The rise of Fascism in all its “black-shirted” enthusiasm was explained by Dr. Smith, who then told of the paranoiac determination toward power as evidenced by Adolph Hitler.
He said that in Germany the feeling of inferiority had become so intense succeeding the World War that it was more than necessary to find a national “blow-off” for the people – consequently the Jew was chosen to bear this burden. The steady climb of both Hitler and Mussolini was related by Dr. Smith who stated that both rulers had in reality duped the people, for the precepts of their platforms pointed toward betterment of the working classes – a thing which has not come about.
Dr.

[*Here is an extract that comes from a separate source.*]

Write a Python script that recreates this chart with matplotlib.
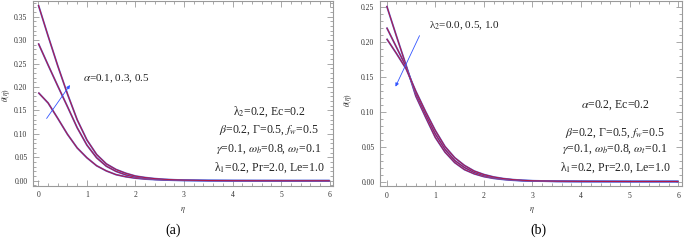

Smith held up for ridicule the methods both dictators use to maintain a public following. He said that the policies of both appeal to the lower emotions in the people, those of hatred and bitterness; that propaganda was circulated to a degree that made people subservient, and that the strict muzzle tied in to the voicing of public opinion either by mouth or press made the policies of Nazism and Fascism “damnable.”
L. J. Garrison urged members to attend the Kiwanis International state convention at Havre next Sunday and said that so far a number had signified their intention to be present. He asked members to register for the trip as soon as possible.
Guest at the Tuesday meeting were L. A. Campbell of Helena, Garrett G. Dokter, Harold Gray and C. A. Pitchford of Aberdeen, Wash.
The above article appeared in The Daily Missoulian on August 7, 1935.
Hitler invaded Poland four years later on September 1, 1939.